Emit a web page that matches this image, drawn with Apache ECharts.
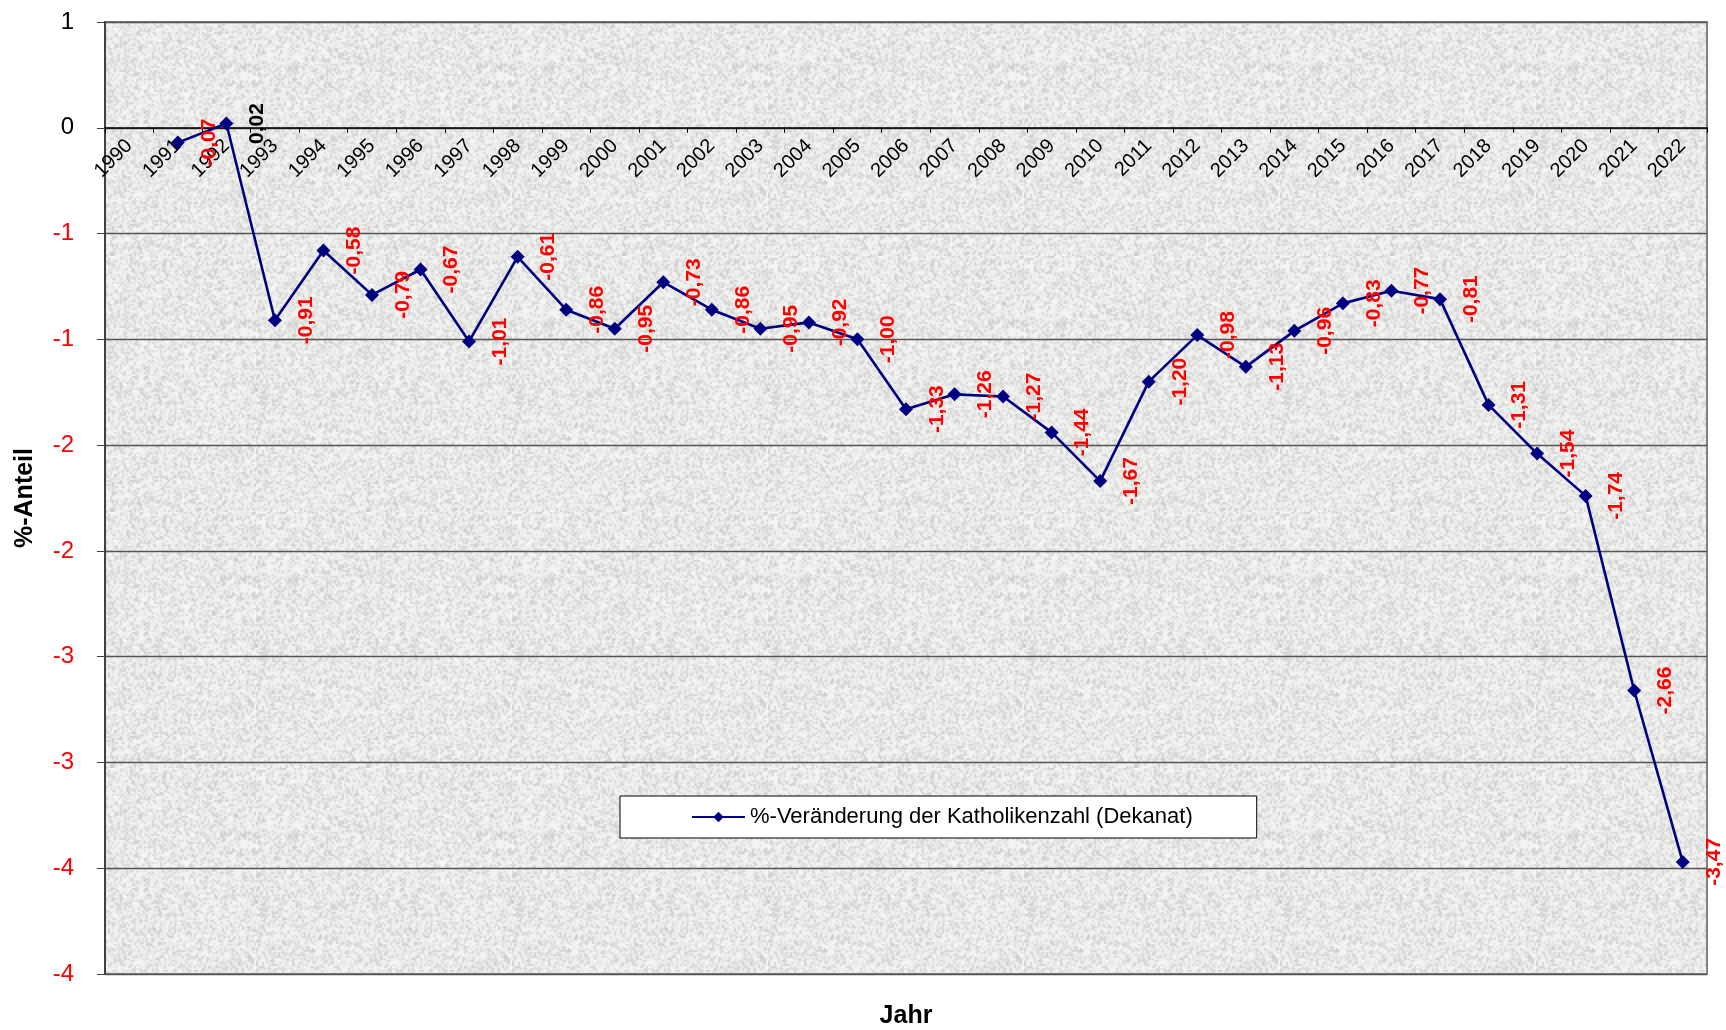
<!DOCTYPE html>
<html>
<head>
<meta charset="utf-8">
<title>%-Veränderung der Katholikenzahl (Dekanat)</title>
<script src="https://cdn.jsdelivr.net/npm/echarts@6/dist/echarts.min.js"></script>
<style>
  html, body { margin: 0; padding: 0; background: #fff; }
  #chart { width: 1726px; height: 1030px; }
</style>
</head>
<body>
<div id="chart"></div>
<script>
// Jahre (Kategorien)
const years = ['1990', '1991', '1992', '1993', '1994', '1995', '1996', '1997', '1998', '1999',
  '2000', '2001', '2002', '2003', '2004', '2005', '2006', '2007', '2008', '2009',
  '2010', '2011', '2012', '2013', '2014', '2015', '2016', '2017', '2018', '2019',
  '2020', '2021', '2022'];

// %-Veränderung der Katholikenzahl (Dekanat), 1990 ohne Wert
const changes = [null, -0.07, 0.02, -0.91, -0.58, -0.79, -0.67, -1.01, -0.61, -0.86,
  -0.95, -0.73, -0.86, -0.95, -0.92, -1.00, -1.33, -1.26, -1.27, -1.44,
  -1.67, -1.20, -0.98, -1.13, -0.96, -0.83, -0.77, -0.81, -1.31, -1.54,
  -1.74, -2.66, -3.47];

const yMin = -4;
const yMax = 0.5;
const yStep = 0.5;

const gridTop = 22;
const gridHeight = 952;
// the category axis sits on the zero line, as in the original
const zeroOffset = -(gridHeight - (yMax - 0) / (yMax - yMin) * gridHeight);

const font = "'Liberation Sans', Arial, sans-serif";

// granite-like plot background
function makeTexture() {
  const n = 128;
  const small = document.createElement('canvas');
  small.width = small.height = n;
  const sctx = small.getContext('2d');
  const img = sctx.createImageData(n, n);
  for (let y = 0; y < n; y++) {
    for (let x = 0; x < n; x++) {
      let h = Math.imul(x, 374761393) + Math.imul(y, 668265263);
      h = Math.imul(h ^ (h >>> 13), 1274126177);
      h = (h ^ (h >>> 16)) >>> 0;
      const r = h / 4294967296;
      const g = Math.round(247 - r * r * 46);
      const i = (y * n + x) * 4;
      img.data[i] = g;
      img.data[i + 1] = g;
      img.data[i + 2] = g - 2;
      img.data[i + 3] = 255;
    }
  }
  sctx.putImageData(img, 0, 0);
  const c = document.createElement('canvas');
  c.width = c.height = n * 2;
  const ctx = c.getContext('2d');
  ctx.imageSmoothingEnabled = true;
  ctx.drawImage(small, 0, 0, n * 2, n * 2);
  return c;
}

// Excel-style rounding of the tick labels (0 decimals, half away from zero)
function tickLabel(v) {
  const r = Math.sign(v) * Math.round(Math.abs(v));
  return r === 0 ? '0' : String(r);
}

const seriesData = changes.map(v => v === null ? null : {
  value: v,
  label: { color: v < 0 ? '#ff0000' : '#000000' }
});

const chart = echarts.init(document.getElementById('chart'));
chart.setOption({
  animation: false,
  backgroundColor: '#ffffff',
  textStyle: { fontFamily: font },
  grid: {
    left: 105,
    top: gridTop,
    width: 1602,
    height: gridHeight,
    containLabel: false,
    outerBoundsMode: 'none',
    show: true,
    backgroundColor: { image: makeTexture(), repeat: 'repeat' },
    borderColor: '#808080',
    borderWidth: 2
  },
  legend: {
    left: 620,
    top: 796,
    padding: [10, 64, 10, 71],
    backgroundColor: '#ffffff',
    borderColor: '#000000',
    borderWidth: 1,
    itemWidth: 53,
    itemHeight: 13,
    textStyle: { fontFamily: font, fontSize: 22, color: '#000000' },
    data: ['%-Veränderung der Katholikenzahl (Dekanat)']
  },
  xAxis: {
    type: 'category',
    data: years,
    boundaryGap: true,
    position: 'bottom',
    offset: zeroOffset,
    name: 'Jahr',
    nameLocation: 'middle',
    nameGap: 876,
    nameTextStyle: { fontFamily: font, fontSize: 25, fontWeight: 'bold', color: '#000000' },
    axisLine: { onZero: false, lineStyle: { color: '#000000', width: 1.5 } },
    axisTick: { show: true, length: 5, lineStyle: { color: '#000000', width: 1 } },
    axisLabel: {
      interval: 0,
      rotate: 45,
      margin: 15,
      fontSize: 20,
      color: '#000000',
      fontFamily: font
    },
    splitLine: { show: false }
  },
  yAxis: {
    type: 'value',
    min: yMin,
    max: yMax,
    interval: yStep,
    name: '%-Anteil',
    nameLocation: 'middle',
    nameRotate: 90,
    nameGap: 67,
    nameTextStyle: { fontFamily: font, fontSize: 25, fontWeight: 'bold', color: '#000000' },
    axisLine: { show: true, lineStyle: { color: '#404040', width: 2 } },
    axisTick: { show: true, length: 8, lineStyle: { color: '#404040', width: 1 } },
    axisLabel: {
      margin: 31,
      fontSize: 24,
      fontFamily: font,
      formatter: tickLabel,
      color: v => (Number(v) < 0 ? '#ff0000' : '#000000')
    },
    splitLine: { show: true, lineStyle: { color: '#555555', width: 1.3 } }
  },
  series: [{
    name: '%-Veränderung der Katholikenzahl (Dekanat)',
    type: 'line',
    data: seriesData,
    connectNulls: false,
    symbol: 'diamond',
    symbolSize: 14,
    itemStyle: { color: '#000080' },
    lineStyle: { color: '#000080', width: 2.6 },
    label: {
      show: true,
      position: 'right',
      distance: 24,
      rotate: 90,
      align: 'center',
      verticalAlign: 'middle',
      fontFamily: font,
      fontSize: 21,
      fontWeight: 'bold',
      formatter: p => p.value.toFixed(2).replace('.', ',')
    },
    emphasis: { disabled: true }
  }]
});
</script>
</body>
</html>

▶ STATED PROBLEM
Reproduce the whole listing exactly, but not the images in it.

▶ COMPLETE ANSWER
Emit a web page that matches this image, drawn with Apache ECharts.
<!DOCTYPE html>
<html>
<head>
<meta charset="utf-8">
<title>%-Veränderung der Katholikenzahl (Dekanat)</title>
<script src="https://cdn.jsdelivr.net/npm/echarts@6/dist/echarts.min.js"></script>
<style>
  html, body { margin: 0; padding: 0; background: #fff; }
  #chart { width: 1726px; height: 1030px; }
</style>
</head>
<body>
<div id="chart"></div>
<script>
// Jahre (Kategorien)
const years = ['1990', '1991', '1992', '1993', '1994', '1995', '1996', '1997', '1998', '1999',
  '2000', '2001', '2002', '2003', '2004', '2005', '2006', '2007', '2008', '2009',
  '2010', '2011', '2012', '2013', '2014', '2015', '2016', '2017', '2018', '2019',
  '2020', '2021', '2022'];

// %-Veränderung der Katholikenzahl (Dekanat), 1990 ohne Wert
const changes = [null, -0.07, 0.02, -0.91, -0.58, -0.79, -0.67, -1.01, -0.61, -0.86,
  -0.95, -0.73, -0.86, -0.95, -0.92, -1.00, -1.33, -1.26, -1.27, -1.44,
  -1.67, -1.20, -0.98, -1.13, -0.96, -0.83, -0.77, -0.81, -1.31, -1.54,
  -1.74, -2.66, -3.47];

const yMin = -4;
const yMax = 0.5;
const yStep = 0.5;

const gridTop = 22;
const gridHeight = 952;
// the category axis sits on the zero line, as in the original
const zeroOffset = -(gridHeight - (yMax - 0) / (yMax - yMin) * gridHeight);

const font = "'Liberation Sans', Arial, sans-serif";

// granite-like plot background
function makeTexture() {
  const n = 128;
  const small = document.createElement('canvas');
  small.width = small.height = n;
  const sctx = small.getContext('2d');
  const img = sctx.createImageData(n, n);
  for (let y = 0; y < n; y++) {
    for (let x = 0; x < n; x++) {
      let h = Math.imul(x, 374761393) + Math.imul(y, 668265263);
      h = Math.imul(h ^ (h >>> 13), 1274126177);
      h = (h ^ (h >>> 16)) >>> 0;
      const r = h / 4294967296;
      const g = Math.round(247 - r * r * 46);
      const i = (y * n + x) * 4;
      img.data[i] = g;
      img.data[i + 1] = g;
      img.data[i + 2] = g - 2;
      img.data[i + 3] = 255;
    }
  }
  sctx.putImageData(img, 0, 0);
  const c = document.createElement('canvas');
  c.width = c.height = n * 2;
  const ctx = c.getContext('2d');
  ctx.imageSmoothingEnabled = true;
  ctx.drawImage(small, 0, 0, n * 2, n * 2);
  return c;
}

// Excel-style rounding of the tick labels (0 decimals, half away from zero)
function tickLabel(v) {
  const r = Math.sign(v) * Math.round(Math.abs(v));
  return r === 0 ? '0' : String(r);
}

const seriesData = changes.map(v => v === null ? null : {
  value: v,
  label: { color: v < 0 ? '#ff0000' : '#000000' }
});

const chart = echarts.init(document.getElementById('chart'));
chart.setOption({
  animation: false,
  backgroundColor: '#ffffff',
  textStyle: { fontFamily: font },
  grid: {
    left: 105,
    top: gridTop,
    width: 1602,
    height: gridHeight,
    containLabel: false,
    outerBoundsMode: 'none',
    show: true,
    backgroundColor: { image: makeTexture(), repeat: 'repeat' },
    borderColor: '#808080',
    borderWidth: 2
  },
  legend: {
    left: 620,
    top: 796,
    padding: [10, 64, 10, 71],
    backgroundColor: '#ffffff',
    borderColor: '#000000',
    borderWidth: 1,
    itemWidth: 53,
    itemHeight: 13,
    textStyle: { fontFamily: font, fontSize: 22, color: '#000000' },
    data: ['%-Veränderung der Katholikenzahl (Dekanat)']
  },
  xAxis: {
    type: 'category',
    data: years,
    boundaryGap: true,
    position: 'bottom',
    offset: zeroOffset,
    name: 'Jahr',
    nameLocation: 'middle',
    nameGap: 876,
    nameTextStyle: { fontFamily: font, fontSize: 25, fontWeight: 'bold', color: '#000000' },
    axisLine: { onZero: false, lineStyle: { color: '#000000', width: 1.5 } },
    axisTick: { show: true, length: 5, lineStyle: { color: '#000000', width: 1 } },
    axisLabel: {
      interval: 0,
      rotate: 45,
      margin: 15,
      fontSize: 20,
      color: '#000000',
      fontFamily: font
    },
    splitLine: { show: false }
  },
  yAxis: {
    type: 'value',
    min: yMin,
    max: yMax,
    interval: yStep,
    name: '%-Anteil',
    nameLocation: 'middle',
    nameRotate: 90,
    nameGap: 67,
    nameTextStyle: { fontFamily: font, fontSize: 25, fontWeight: 'bold', color: '#000000' },
    axisLine: { show: true, lineStyle: { color: '#404040', width: 2 } },
    axisTick: { show: true, length: 8, lineStyle: { color: '#404040', width: 1 } },
    axisLabel: {
      margin: 31,
      fontSize: 24,
      fontFamily: font,
      formatter: tickLabel,
      color: v => (Number(v) < 0 ? '#ff0000' : '#000000')
    },
    splitLine: { show: true, lineStyle: { color: '#555555', width: 1.3 } }
  },
  series: [{
    name: '%-Veränderung der Katholikenzahl (Dekanat)',
    type: 'line',
    data: seriesData,
    connectNulls: false,
    symbol: 'diamond',
    symbolSize: 14,
    itemStyle: { color: '#000080' },
    lineStyle: { color: '#000080', width: 2.6 },
    label: {
      show: true,
      position: 'right',
      distance: 24,
      rotate: 90,
      align: 'center',
      verticalAlign: 'middle',
      fontFamily: font,
      fontSize: 21,
      fontWeight: 'bold',
      formatter: p => p.value.toFixed(2).replace('.', ',')
    },
    emphasis: { disabled: true }
  }]
});
</script>
</body>
</html>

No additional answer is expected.